In one day, we wanted them to be able to learn as best as possible that these are the players, these are their programs and give them access to the people that control those dollars, with the hope that we’ll start seeing these agencies engaging in a more meaningful way with developers of color and that developers of color feel like they how to contact them.

Q: Speaking of barriers, halfway through the forum you asked attendees to volunteer their experiences and obstacles they were facing. What were your biggest takeaways from that?
I think one of the really incredible points – and I forget who made this in the summit, but it impacted me greatly – someone said, you have to show a track record, right? Because sometimes to leverage these dollars, you have to show that you’ve engaged in this business, that you’re a trustworthy partner. But you’ve never been given an opportunity to do so.

Hopefully, we weren’t in the way like that [at HUD]. I think we need our institutions – our public institutions or private institutions or nonprofit institutions – to say, “Hold on. Does this make sense? Do these practices really yield greater inclusivity?”

Sometimes the things that I would hear [from some members of the real estate finance sector] would be “Oh, I don’t know if many developers of color exist,” or “Do they have the capacity?”

They absolutely do. And I wanted to fill the room with them so people can see that they exist.

They’re doing market-rate and luxury units across the region, but they just need an opportunity, and they need meaningful engagement from you. And so hopefully we accomplished that.

You heard the Federal Home Loan Bank of Boston talk at the summit about how they have a program that’s trying to be intentional.

You heard that from [Massachusetts-based] Reading Cooperative Bank, underwriting deals in the city of Lawrence with Black and Brown developers that otherwise would not be underwritten.

It’s also important that the media and journalists highlight these stories, because it is possible. It’s being done as we speak.

Q: How do you see federal funds playing a role in creating more opportunities for developers of color?
Part of the event was talking about our housing choice vouchers – you can become a landlord. And we need them. Vacancy rates are less than 2 percent. [Section 8 voucher-holders] can’t find a unit.

How do we bring in multifamily landlords that are Black and Brown, who don’t know that this product even exists?
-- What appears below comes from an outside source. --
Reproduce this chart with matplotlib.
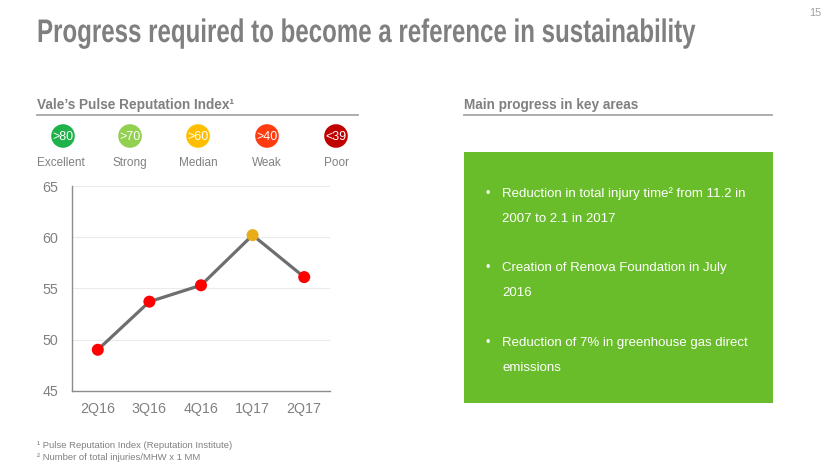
import matplotlib
matplotlib.use("Agg")
import matplotlib.pyplot as plt
from matplotlib import font_manager
from matplotlib.patches import Circle, Rectangle
from matplotlib.patheffects import AbstractPathEffect
from matplotlib.transforms import Affine2D

# ---- data ----
quarters = ["2Q16", "3Q16", "4Q16", "1Q17", "2Q17"]
index_values = [49.0, 53.7, 55.3, 60.2, 56.1]
point_colors = ["#ff0000", "#ff0000", "#ff0000", "#e8ad16", "#ff0000"]
y_ticks = [45, 50, 55, 60, 65]
scale_labels = [">80", ">70", ">60", ">40", "<39"]
scale_names = ["Excellent", "Strong", "Median", "Weak", "Poor"]
scale_colors = ["#1fb24a", "#92d050", "#ffbf00", "#ff3b0f", "#c00000"]
bullets = [
    ["Reduction in total injury time\u00b2 from 11.2 in", "2007 to 2.1 in 2017"],
    ["Creation of Renova Foundation in July", "2016"],
    ["Reduction of 7% in greenhouse gas direct", "emissions"],
]
footnotes = ["\u00b9 Pulse Reputation Index (Reputation Institute)",
             "\u00b2 Number of total injuries/MHW x 1 MM"]
title = "Progress required to become a reference in sustainability"

names = {f.name for f in font_manager.fontManager.ttflist}
base = "Liberation Sans" if "Liberation Sans" in names else "DejaVu Sans"
plt.rcParams["font.family"] = [base, "DejaVu Sans"]


class Reshape(AbstractPathEffect):
    """Draw text glyphs scaled around (x0, y0) in display px (narrow, tall look)."""
    def __init__(self, sx, sy, x0, y0):
        super().__init__()
        self.sx, self.sy, self.x0, self.y0 = sx, sy, x0, y0

    def draw_path(self, renderer, gc, tpath, affine, rgbFace=None):
        aff = affine + (Affine2D().translate(-self.x0, -self.y0)
                        .scale(self.sx, self.sy).translate(self.x0, self.y0))
        renderer.draw_path(gc, tpath, aff, rgbFace)


W, H = 830, 467
fig = plt.figure(figsize=(W / 100, H / 100), dpi=100)
fig.patch.set_facecolor("white")

# overlay in pixel coords
ov = fig.add_axes([0, 0, 1, 1])
ov.set_xlim(0, W)
ov.set_ylim(H, 0)
ov.axis("off")

gray = "#808080"
title_fs = 20.0
t = ov.text(37, 42, title, fontsize=title_fs, fontweight="bold", color="#7f7f7f",
            va="baseline", ha="left")
fig.canvas.draw()
tw = t.get_window_extent().width
t.set_path_effects([Reshape((695 - 37) / tw, 23.5 / title_fs, 37, H - 42)])

ov.text(821, 13, "15", fontsize=7.8, color="#a0a0a0", ha="right", va="center")

# section headers
ov.text(37, 109, "Vale\u2019s Pulse Reputation Index\u00b9", fontsize=9.8, fontweight="bold",
        color=gray, va="baseline")
ov.plot([37, 358], [115, 115], color="#a6a6a6", lw=1.3)
ov.text(464, 109, "Main progress in key areas", fontsize=9.8, fontweight="bold",
        color=gray, va="baseline")
ov.plot([464, 772], [115, 115], color="#a6a6a6", lw=1.3)

# scale legend
cx = [63, 130, 198, 267, 336]
for x, lab, name, c in zip(cx, scale_labels, scale_names, scale_colors):
    ov.add_patch(Circle((x, 136), 11.8, color=c, lw=0))
    ov.text(x, 136.5, lab, color="white", fontsize=9, ha="center", va="center")
    ov.text(x - 2 if name == "Excellent" else x, 163, name, color=gray, fontsize=8.5,
            ha="center", va="center")

# green box
ov.add_patch(Rectangle((464, 152), 309, 251, color="#6abd2a", lw=0))
y0 = [194, 268, 343]
for yy, lines in zip(y0, bullets):
    ov.text(488, yy, "\u2022", color="white", fontsize=9, ha="center", va="center")
    for i, ln in enumerate(lines):
        ov.text(502, yy + i * 25, ln, color="white", fontsize=9.5, ha="left", va="center")

# footnotes
for i, fn in enumerate(footnotes):
    ov.text(37, 446 + i * 11, fn, color=gray, fontsize=6.8, va="center")

# chart
ax = fig.add_axes([72 / W, 1 - 390.7 / H, (330 - 72) / W, (390.7 - 186) / H])
ax.set_facecolor("none")
xs = list(range(len(quarters)))
ax.plot(xs, index_values, color="#6e6e6e", lw=2.3, zorder=2)
ax.scatter(xs, index_values, s=75, c=point_colors, zorder=3, linewidths=0)
ax.set_xlim(-0.5, len(quarters) - 0.5)
ax.set_ylim(45, 65)
ax.set_yticks(y_ticks)
ax.set_xticks(xs)
ax.set_xticklabels(quarters)
ax.grid(axis="y", color="#ebebeb", lw=0.8)
ax.set_axisbelow(True)
for s in ["top", "right"]:
    ax.spines[s].set_visible(False)
for s in ["left", "bottom"]:
    ax.spines[s].set_color("#8c8c8c")
    ax.spines[s].set_linewidth(1.0)
ax.tick_params(length=0, colors=gray, labelsize=10.3, pad=8)
ax.tick_params(axis="y", pad=10)

fig.savefig("out.png", dpi=100, facecolor="white")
Get them to understand that it’s worthy renting to our tenant, that, the stigma tied with Housing Choice Voucher isn’t accurate, that we have incentives for them to join us whether that’s for the security deposit or making sure that we’re providing additional assistance to ensure that there’s stability with this tenant.

My question would be if you’re a community that gets HUD housing production funds, or you’re the state, how are you making sure that dollars are being leveraged, equitably and inclusively? Is there a way for you to engage Black and Brown developers so they can leverage public dollars to make some of their deals work?

We’re not micromanaging who’s getting HUD funds and who’s not, so long as their project meets statutory regulations. But if you’re a developer, you need to get that meeting with the mayor or the economic director of a city to leverage these funds. And Black and Brown people have not historically had that access in the same way.

Q: Do these efforts connect to other larger efforts to resuscitate housing production?
Across New England, there’s a housing shortage. The calls I get are devastating. The unsheltered encampment situations are serious, and it has been exacerbated by a migrant situation. It’s really complex and difficult.

We can’t think that we’re going to meet our housing shortage needs by us doing what we traditionally did over the last 10 years – that got us to where we are today. And so, this is not just an opportunity to do development inclusively and allow for additional generational wealth-building, it’s really to ease the burden of housing.

We need all players at the table who can assist in housing production and affordable housing production. This is an opportunity to leverage an underused segment of our real estate industry in a really meaningful way. You’re going to build generational wealth, you’re going to drive economic growth, you’re going to create jobs.